#5 , 26 sep 2013 00:12
Art. 1719. De verhuurder is, uit de aard van het contract, en zonder dat daartoe enig bijzonder beding nodig is, verplicht :
1° Het verhuurde goed aan de huurder te leveren;
2° Dat goed in zodanige staat te onderhouden dat het kan dienen tot het gebruik waartoe het verhuurd is;
3° De huurder het rustig genot daarvan te doen hebben zolang de duur duurt.
Art. 1720. De verhuurder is verplicht het goed in alle opzichten in goede staat van onderhoud te leveren.
Hij moet daaraan gedurende de huurtijd alle herstellingen doen, die nodig mochten worden, behalve de herstellingen ten laste van de huurder.
Art. 1721. Vrijwaring is verschuldigd aan de huurder voor alle gebreken van het verhuurde goed, die het gebruik daarvan verhinderen, ook al mocht de verhuurder die bij het aangaan van de huur niet hebben gekend.

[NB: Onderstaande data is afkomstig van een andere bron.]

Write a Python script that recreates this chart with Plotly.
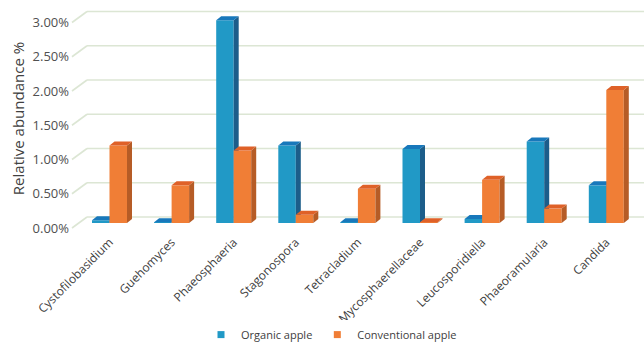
import plotly.graph_objects as go

# Genus-level relative abundance (%), organic vs conventional apple
genera = ["Cystofilobasidium", "Guehomyces", "Phaeosphaeria", "Stagonospora",
          "Tetracladium", "Mycosphaerellaceae", "Leucosporidiella",
          "Phaeoramularia", "Candida"]
organic = [0.04, 0.01, 2.96, 1.13, 0.01, 1.08, 0.06, 1.19, 0.55]
conventional = [1.13, 0.55, 1.06, 0.12, 0.50, 0.01, 0.63, 0.21, 1.94]
ytick_vals = [0, 0.5, 1.0, 1.5, 2.0, 2.5, 3.0]
ytick_text = ["0.00%", "0.50%", "1.00%", "1.50%", "2.00%", "2.50%", "3.00%"]

# Figure geometry (pixels)
W, H = 644, 342
ML, MR, MT, MB = 70, 0, 5, 110
plot_w = W - ML - MR
plot_h = H - MT - MB

# Axis ranges
X0, X1 = -0.636, 8.607
Y0, Y1 = -0.1314, 3.1825
px_x = (X1 - X0) / plot_w   # data units per pixel, x
px_y = (Y1 - Y0) / plot_h   # data units per pixel, y

BAR_W = 17.5 * px_x          # front-face width
DX, DY = 5 * px_x, 4 * px_y  # depth offset of the 3D faces
WALL_DY = 6 * px_y           # back wall is lifted above the front plane
WALL_X = X0 + 17 * px_x      # back wall left edge
FRONT_X = X0 + 2 * px_x      # front edge of the floor
LABEL_DY = 5 * px_y

styles = {
    "organic": dict(front="#2199c6", side="#1c5d8a", top="#1878bb"),
    "conventional": dict(front="#f07e36", side="#b65c26", top="#df6128"),
}

fig = go.Figure()


def add_series(name, values, offset, style, xa, ya):
    xs = list(range(len(values)))
    fig.add_trace(go.Bar(
        x=xs, y=values, name=name, width=BAR_W, offset=offset,
        marker=dict(color=style["front"], line=dict(width=0)),
        xaxis=xa, yaxis=ya, showlegend=False, hoverinfo="name+y",
        legendgroup=name,
    ))
    for i, v in enumerate(values):
        xl = i + offset
        xr = xl + BAR_W
        # right side face
        fig.add_trace(go.Scatter(
            x=[xr, xr, xr + DX, xr + DX, xr], y=[0, v, v + DY, DY, 0],
            fill="toself", fillcolor=style["side"], mode="lines",
            line=dict(width=0, color=style["side"]),
            xaxis=xa, yaxis=ya, showlegend=False, hoverinfo="skip"))
        # top face
        fig.add_trace(go.Scatter(
            x=[xl, xr, xr + DX, xl + DX, xl], y=[v, v, v + DY, v + DY, v],
            fill="toself", fillcolor=style["top"], mode="lines",
            line=dict(width=0, color=style["top"]),
            xaxis=xa, yaxis=ya, showlegend=False, hoverinfo="skip"))
    # legend key: small square swatch in the series colour
    fig.add_trace(go.Scatter(
        x=[None], y=[None], mode="markers", name=name, legendgroup=name,
        marker=dict(symbol="square", size=7, color=style["front"]),
        xaxis=xa, yaxis=ya, showlegend=True, hoverinfo="skip"))


add_series("Organic apple", organic, -BAR_W, styles["organic"], "x", "y")
add_series("Conventional apple", conventional, 0.0, styles["conventional"], "x2", "y2")

# Back-wall gridlines with the slanted floor edge on the left
grid_color = "#dce6d4"
shapes = []
for v in ytick_vals:
    shapes.append(dict(type="line", xref="x", yref="y", layer="below",
                       x0=WALL_X, x1=X1, y0=v + WALL_DY, y1=v + WALL_DY,
                       line=dict(color=grid_color, width=1.6)))
    shapes.append(dict(type="line", xref="x", yref="y", layer="below",
                       x0=FRONT_X, x1=WALL_X, y0=v - LABEL_DY, y1=v + WALL_DY,
                       line=dict(color=grid_color, width=1.6)))

font_family = "Open Sans, DejaVu Sans, sans-serif"
axis_common = dict(showgrid=False, zeroline=False, showline=False, automargin=False)

fig.update_layout(
    width=W, height=H,
    margin=dict(l=ML, r=MR, t=MT, b=MB, pad=0, autoexpand=False),
    paper_bgcolor="white", plot_bgcolor="white",
    font=dict(family=font_family, color="#404040"),
    shapes=shapes,
    barmode="overlay",
    xaxis=dict(range=[X0, X1], tickmode="array",
               tickvals=list(range(len(genera))), ticktext=genera,
               tickangle=-45, ticks="", tickfont=dict(size=12, color="#404040"),
               **axis_common),
    yaxis=dict(range=[Y0, Y1], tickmode="array", tickvals=ytick_vals,
               ticktext=ytick_text, ticks="", ticklabelshift=5,
               tickfont=dict(size=13, color="#505050"),
               title=dict(text="Relative abundance %", standoff=4,
                          font=dict(size=15, color="#404040")),
               **axis_common),
    xaxis2=dict(range=[X0, X1], overlaying="x", matches="x", visible=False,
                **axis_common),
    yaxis2=dict(range=[Y0, Y1], overlaying="y", matches="y", visible=False,
                **axis_common),
    legend=dict(orientation="h", x=(201 - ML) / plot_w, xanchor="left",
                y=-0.452, yanchor="middle", font=dict(size=11, color="#404040"),
                itemwidth=30, traceorder="normal"),
    showlegend=True,
)

fig.write_html("out.html")
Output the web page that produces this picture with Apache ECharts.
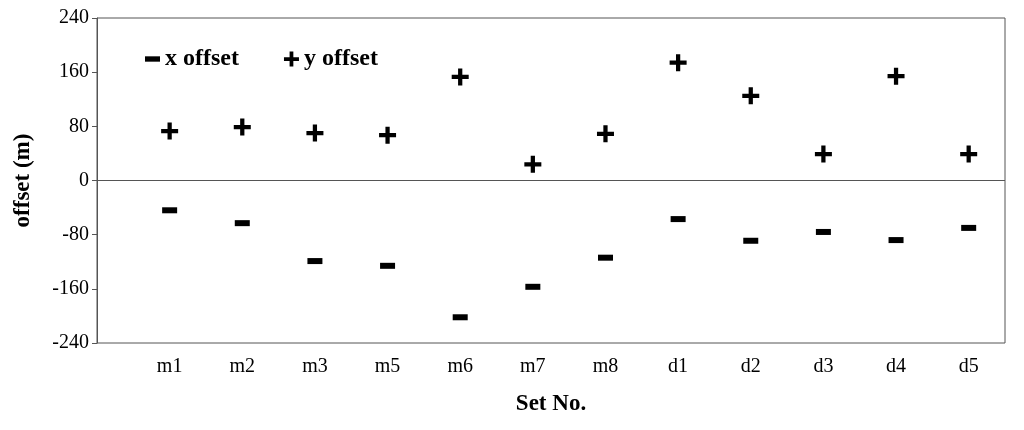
<!DOCTYPE html>
<html><head><meta charset="utf-8">
<script src="https://cdn.jsdelivr.net/npm/echarts@6/dist/echarts.min.js"></script>
<style>body{margin:0}#c{width:1024px;height:430px}</style></head>
<body><div id="c"></div>
<script>
var sets = ['m1','m2','m3','m5','m6','m7','m8','d1','d2','d3','d4','d5'];
var xOffset = [-44,-63,-119,-126,-202,-157,-114,-57,-89,-76,-88,-70];
var yOffset = [73,79,70,67,153,24,69,174,125,39,154,39];

var dash = 'path://M0,0L14,0L14,5L0,5Z';
var plus = 'path://M6,0L10,0L10,6L16,6L16,10L10,10L10,16L6,16L6,10L0,10L0,6L6,6Z';
var font = 'Liberation Serif';

var chart = echarts.init(document.getElementById('c'));
chart.setOption({
    textStyle: { fontFamily: font },
    grid: { left: 97, right: 19, top: 18, bottom: 87, show: true, borderColor: '#555', borderWidth: 1 },
    legend: {
        left: 140, top: 42, itemGap: 45, itemWidth: 15, itemHeight: 15,
        textStyle: { fontFamily: font, fontSize: 24, fontWeight: 'bold', color: '#000' },
        data: [{ name: 'x offset', icon: dash }, { name: 'y offset', icon: plus }]
    },
    xAxis: {
        type: 'value', min: 0, max: 12.5, interval: 1,
        name: 'Set No.', nameLocation: 'middle', nameGap: 50,
        nameTextStyle: { fontFamily: font, fontSize: 23, fontWeight: 'bold', color: '#000' },
        axisLine: { show: false }, axisTick: { show: false }, splitLine: { show: false },
        axisLabel: { fontSize: 20, color: '#000', margin: 14,
            formatter: function (v) { return sets[v - 1] || ''; } }
    },
    yAxis: {
        type: 'value', min: -240, max: 240, interval: 80,
        name: 'offset (m)', nameLocation: 'middle', nameGap: 62,
        nameTextStyle: { fontFamily: font, fontSize: 23, fontWeight: 'bold', color: '#000' },
        axisLine: { show: true, lineStyle: { color: '#555' } },
        axisTick: { show: true, inside: false, length: 5, lineStyle: { color: '#555' } },
        splitLine: { show: false },
        axisLabel: { fontSize: 20, color: '#000' }
    },
    series: [
        {
            name: 'x offset', type: 'scatter', symbol: dash, symbolSize: [15, 6],
            itemStyle: { color: '#000', opacity: 1 },
            data: xOffset.map(function (v, i) { return [i + 1, v]; }),
            markLine: { silent: true, symbol: 'none', label: { show: false },
                lineStyle: { color: '#555', width: 1, type: 'solid' }, data: [{ yAxis: 0 }] }
        },
        {
            name: 'y offset', type: 'scatter', symbol: plus, symbolSize: 17,
            itemStyle: { color: '#000', opacity: 1 },
            data: yOffset.map(function (v, i) { return [i + 1, v]; })
        }
    ]
});
</script></body></html>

Indien door die gebreken enig verlies voor de huurder ontstaat, is de verhuurder verplicht hem daarvoor schadeloos te stellen.
Art. 1722. Indien het verhuurde goed gedurende de huurtijd door toeval geheel is teniet gegaan, is de huur van rechtswege ontbonden; indien het goed slechts ten dele is teniet gegaan, kan de huurder, naar gelang van de omstandigheden, ofwel vermindering van de prijs, ofwel zelfs ontbinding van de huur vorderen. In geen van beide gevallen is schadeloosstelling verschuldigd.
Art. 1723. De verhuurder mag gedurende de huurtijd de gedaante van het verhuurde goed niet veranderen.
Art. 1724. Indien het verhuurde goed gedurende de huurtijd dringende herstellingen nodig heeft, die niet tot na het eindigen van de huur kunnen worden uitgesteld, moet de huurder die gedogen, welke ongemakken hem daardoor ook mochten worden veroorzaakt, en al zou hij gedurende de herstellingen het genot van een gedeelte van het verhuurde goed moeten derven.
Indien echter die herstellingen langer dan veertig dagen duren, wordt de huurprijs verminderd naar evenredigheid van de tijd en van het gedeelte van het verhuurde goed waarvan hij het genot heeft moeten derven.
Indien de herstellingen van dien aard zijn dat hetgeen noodzakelijk is voor de huisvesting van de huurder en van zijn gezin, daardoor onbewoonbaar wordt, kan hij de huur doen ontbinden.
Art. 1725. De verhuurder is niet verplicht de huurder te vrijwaren voor de stoornis die derden hem door feitelijkheden toebrengen in zijn genot, zonder dat zij overigens beweren enig recht op het verhuurde goed te hebben; onverminderd het recht van de huurder om hen in eigen naam te vervolgen.